[WRITTEN PROBLEM]
Repeat exactly and only the lines from the line containing "Generate a Python" through the line containing "import pandas as pd", both included.

[RECORDS PROVIDED]
=====

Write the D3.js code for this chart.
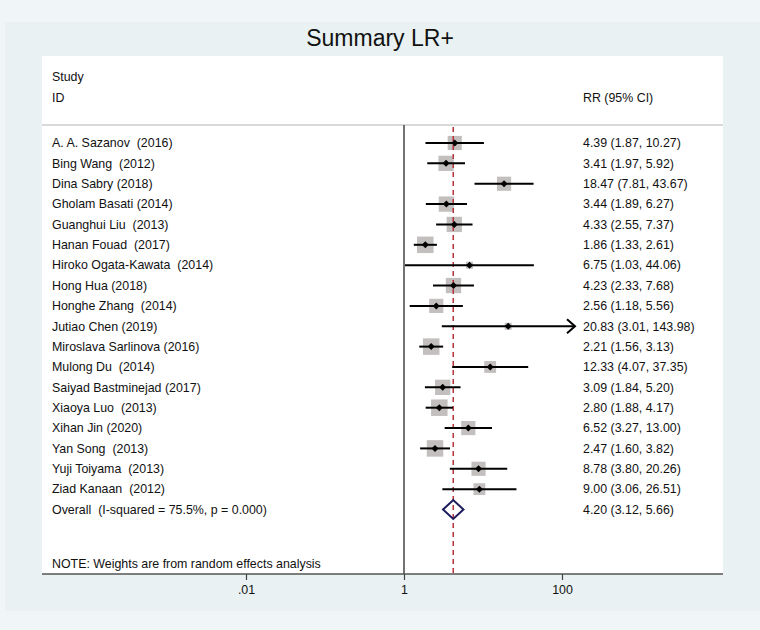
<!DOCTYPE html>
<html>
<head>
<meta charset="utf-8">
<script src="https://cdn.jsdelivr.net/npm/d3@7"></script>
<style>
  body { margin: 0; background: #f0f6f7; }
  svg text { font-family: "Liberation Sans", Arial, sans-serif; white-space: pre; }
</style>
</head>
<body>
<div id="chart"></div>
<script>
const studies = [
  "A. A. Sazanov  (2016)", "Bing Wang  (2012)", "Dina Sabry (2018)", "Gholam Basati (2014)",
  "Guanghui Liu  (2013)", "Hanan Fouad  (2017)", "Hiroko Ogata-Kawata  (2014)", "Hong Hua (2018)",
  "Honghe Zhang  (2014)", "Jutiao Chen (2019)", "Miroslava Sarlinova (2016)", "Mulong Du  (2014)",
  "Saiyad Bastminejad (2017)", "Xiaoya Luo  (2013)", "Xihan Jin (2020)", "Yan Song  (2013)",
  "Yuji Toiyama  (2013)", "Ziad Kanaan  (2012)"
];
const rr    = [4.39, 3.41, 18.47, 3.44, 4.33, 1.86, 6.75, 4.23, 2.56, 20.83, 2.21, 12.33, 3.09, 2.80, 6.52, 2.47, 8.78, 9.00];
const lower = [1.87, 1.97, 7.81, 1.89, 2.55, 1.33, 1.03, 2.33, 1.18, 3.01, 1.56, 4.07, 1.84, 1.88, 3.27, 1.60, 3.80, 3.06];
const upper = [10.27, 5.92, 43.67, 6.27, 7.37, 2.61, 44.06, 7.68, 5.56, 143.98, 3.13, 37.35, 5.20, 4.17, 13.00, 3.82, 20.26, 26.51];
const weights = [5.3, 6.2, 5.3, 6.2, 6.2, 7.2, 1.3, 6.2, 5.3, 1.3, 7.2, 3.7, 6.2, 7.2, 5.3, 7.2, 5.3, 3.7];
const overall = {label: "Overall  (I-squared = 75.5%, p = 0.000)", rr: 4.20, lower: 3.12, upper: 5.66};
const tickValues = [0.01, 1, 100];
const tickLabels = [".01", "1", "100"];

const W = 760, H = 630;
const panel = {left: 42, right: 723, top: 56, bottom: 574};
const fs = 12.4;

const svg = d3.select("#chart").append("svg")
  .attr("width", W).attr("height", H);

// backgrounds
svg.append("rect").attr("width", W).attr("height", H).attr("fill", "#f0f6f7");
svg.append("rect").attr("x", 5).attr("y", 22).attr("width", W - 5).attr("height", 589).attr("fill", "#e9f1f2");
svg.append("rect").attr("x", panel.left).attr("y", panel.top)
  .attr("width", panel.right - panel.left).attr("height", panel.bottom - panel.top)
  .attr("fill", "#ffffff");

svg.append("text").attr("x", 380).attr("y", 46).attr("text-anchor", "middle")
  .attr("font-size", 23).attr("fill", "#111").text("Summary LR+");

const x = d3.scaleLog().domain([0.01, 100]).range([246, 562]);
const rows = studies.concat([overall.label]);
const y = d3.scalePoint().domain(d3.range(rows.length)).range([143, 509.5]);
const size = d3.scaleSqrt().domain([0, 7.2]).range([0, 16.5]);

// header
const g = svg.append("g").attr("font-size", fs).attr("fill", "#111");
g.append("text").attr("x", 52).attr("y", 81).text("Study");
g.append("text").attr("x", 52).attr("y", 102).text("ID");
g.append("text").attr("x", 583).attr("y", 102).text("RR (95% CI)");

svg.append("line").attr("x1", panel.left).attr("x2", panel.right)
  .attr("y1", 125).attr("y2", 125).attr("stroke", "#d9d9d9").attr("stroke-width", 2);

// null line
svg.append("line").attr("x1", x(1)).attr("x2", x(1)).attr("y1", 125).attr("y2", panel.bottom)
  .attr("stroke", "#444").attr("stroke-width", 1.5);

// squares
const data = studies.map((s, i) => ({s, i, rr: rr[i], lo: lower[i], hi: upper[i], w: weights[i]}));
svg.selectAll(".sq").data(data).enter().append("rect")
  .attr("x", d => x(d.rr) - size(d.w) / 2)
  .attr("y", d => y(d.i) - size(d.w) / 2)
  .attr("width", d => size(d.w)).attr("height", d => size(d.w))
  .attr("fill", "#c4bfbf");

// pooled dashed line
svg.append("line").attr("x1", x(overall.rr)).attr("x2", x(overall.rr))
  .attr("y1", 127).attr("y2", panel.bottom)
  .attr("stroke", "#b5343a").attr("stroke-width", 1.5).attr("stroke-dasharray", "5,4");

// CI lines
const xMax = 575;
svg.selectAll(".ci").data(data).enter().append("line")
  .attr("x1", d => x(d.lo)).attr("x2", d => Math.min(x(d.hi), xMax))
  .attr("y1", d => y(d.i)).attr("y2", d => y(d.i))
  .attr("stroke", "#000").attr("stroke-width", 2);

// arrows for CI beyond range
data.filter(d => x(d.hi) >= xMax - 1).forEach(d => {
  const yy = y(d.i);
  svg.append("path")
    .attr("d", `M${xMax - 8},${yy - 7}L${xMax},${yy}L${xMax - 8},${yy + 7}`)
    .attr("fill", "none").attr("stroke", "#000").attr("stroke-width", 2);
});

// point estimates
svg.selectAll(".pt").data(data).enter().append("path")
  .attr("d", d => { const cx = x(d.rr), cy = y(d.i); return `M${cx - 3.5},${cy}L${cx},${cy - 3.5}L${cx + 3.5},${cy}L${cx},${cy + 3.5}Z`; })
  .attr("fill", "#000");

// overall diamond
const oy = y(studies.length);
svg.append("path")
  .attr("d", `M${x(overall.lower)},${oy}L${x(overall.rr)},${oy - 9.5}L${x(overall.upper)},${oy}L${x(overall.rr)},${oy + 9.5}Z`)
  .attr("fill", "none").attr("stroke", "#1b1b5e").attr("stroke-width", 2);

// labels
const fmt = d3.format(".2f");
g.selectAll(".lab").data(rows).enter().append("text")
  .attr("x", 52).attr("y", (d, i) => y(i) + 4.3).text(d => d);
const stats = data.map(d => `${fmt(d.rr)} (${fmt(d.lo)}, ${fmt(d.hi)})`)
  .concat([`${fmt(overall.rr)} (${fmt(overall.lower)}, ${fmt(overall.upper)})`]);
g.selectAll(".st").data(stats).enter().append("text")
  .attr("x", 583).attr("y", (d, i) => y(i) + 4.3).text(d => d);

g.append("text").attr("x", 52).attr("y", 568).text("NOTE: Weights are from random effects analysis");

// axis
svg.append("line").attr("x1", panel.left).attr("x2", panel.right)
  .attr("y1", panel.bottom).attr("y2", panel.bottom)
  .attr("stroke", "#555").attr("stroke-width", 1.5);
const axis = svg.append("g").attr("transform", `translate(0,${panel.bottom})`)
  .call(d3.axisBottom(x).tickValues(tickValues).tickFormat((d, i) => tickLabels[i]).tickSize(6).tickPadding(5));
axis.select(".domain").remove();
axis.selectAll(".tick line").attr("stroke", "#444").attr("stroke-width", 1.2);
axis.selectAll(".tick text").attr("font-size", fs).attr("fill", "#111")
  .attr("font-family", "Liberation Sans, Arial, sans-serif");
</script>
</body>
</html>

=====

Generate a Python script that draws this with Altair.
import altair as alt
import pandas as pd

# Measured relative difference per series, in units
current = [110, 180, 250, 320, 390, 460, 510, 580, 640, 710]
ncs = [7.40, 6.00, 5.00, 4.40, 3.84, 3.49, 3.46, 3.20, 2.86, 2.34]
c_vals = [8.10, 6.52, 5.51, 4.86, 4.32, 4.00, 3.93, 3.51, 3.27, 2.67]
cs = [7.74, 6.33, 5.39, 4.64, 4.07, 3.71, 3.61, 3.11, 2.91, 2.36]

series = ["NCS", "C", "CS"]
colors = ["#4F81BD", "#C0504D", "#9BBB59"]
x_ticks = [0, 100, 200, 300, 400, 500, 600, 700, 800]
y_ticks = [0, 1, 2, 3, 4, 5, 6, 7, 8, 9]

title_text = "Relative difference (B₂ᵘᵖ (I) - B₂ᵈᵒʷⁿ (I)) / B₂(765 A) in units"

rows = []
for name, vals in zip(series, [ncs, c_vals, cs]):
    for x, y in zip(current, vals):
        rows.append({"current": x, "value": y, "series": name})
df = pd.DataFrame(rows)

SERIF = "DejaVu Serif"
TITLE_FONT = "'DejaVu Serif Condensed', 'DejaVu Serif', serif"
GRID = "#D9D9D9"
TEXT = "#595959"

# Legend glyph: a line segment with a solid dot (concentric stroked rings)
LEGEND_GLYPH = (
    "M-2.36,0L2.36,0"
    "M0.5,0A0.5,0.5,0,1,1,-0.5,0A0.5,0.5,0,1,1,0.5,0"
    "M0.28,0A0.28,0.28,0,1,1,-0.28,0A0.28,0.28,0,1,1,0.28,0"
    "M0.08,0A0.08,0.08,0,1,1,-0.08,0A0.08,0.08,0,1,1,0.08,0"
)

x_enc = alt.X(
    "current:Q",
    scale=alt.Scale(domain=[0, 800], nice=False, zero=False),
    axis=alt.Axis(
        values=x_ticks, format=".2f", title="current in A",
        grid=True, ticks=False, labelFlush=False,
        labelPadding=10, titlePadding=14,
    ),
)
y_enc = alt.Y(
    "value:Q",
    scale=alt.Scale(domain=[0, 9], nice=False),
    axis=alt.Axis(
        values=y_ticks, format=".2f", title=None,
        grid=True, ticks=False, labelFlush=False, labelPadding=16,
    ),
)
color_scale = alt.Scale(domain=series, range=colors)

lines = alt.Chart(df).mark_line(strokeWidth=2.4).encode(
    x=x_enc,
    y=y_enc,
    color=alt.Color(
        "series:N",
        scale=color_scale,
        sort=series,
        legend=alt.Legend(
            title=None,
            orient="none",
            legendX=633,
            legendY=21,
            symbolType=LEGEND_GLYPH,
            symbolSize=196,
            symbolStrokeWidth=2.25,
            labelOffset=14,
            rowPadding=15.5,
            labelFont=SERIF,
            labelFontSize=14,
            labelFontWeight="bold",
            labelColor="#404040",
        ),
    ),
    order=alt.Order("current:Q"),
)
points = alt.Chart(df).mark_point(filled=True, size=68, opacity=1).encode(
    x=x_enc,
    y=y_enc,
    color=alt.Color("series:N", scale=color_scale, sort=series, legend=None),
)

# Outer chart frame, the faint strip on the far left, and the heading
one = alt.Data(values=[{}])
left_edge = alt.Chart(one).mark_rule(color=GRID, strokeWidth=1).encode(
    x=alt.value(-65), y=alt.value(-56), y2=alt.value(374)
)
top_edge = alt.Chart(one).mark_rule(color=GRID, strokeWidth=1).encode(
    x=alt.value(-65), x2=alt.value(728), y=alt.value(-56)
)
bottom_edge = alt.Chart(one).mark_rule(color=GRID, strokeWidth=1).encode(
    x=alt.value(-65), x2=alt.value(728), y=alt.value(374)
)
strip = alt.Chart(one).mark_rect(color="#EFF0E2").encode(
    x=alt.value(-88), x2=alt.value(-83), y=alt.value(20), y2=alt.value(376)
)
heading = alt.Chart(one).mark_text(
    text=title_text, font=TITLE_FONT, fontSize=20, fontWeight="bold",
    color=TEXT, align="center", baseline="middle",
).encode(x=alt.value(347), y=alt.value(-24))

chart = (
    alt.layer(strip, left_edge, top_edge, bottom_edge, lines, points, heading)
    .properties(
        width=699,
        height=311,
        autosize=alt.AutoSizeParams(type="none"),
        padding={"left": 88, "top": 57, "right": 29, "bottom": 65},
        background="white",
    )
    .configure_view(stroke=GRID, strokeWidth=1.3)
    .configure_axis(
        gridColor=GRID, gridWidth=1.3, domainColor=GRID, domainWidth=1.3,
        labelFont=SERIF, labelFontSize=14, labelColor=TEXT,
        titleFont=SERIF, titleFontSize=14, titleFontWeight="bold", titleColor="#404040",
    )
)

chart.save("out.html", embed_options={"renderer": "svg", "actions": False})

=====

[REPLY TO THE TASK]
Generate a Python script that draws this with Altair.
import altair as alt
import pandas as pd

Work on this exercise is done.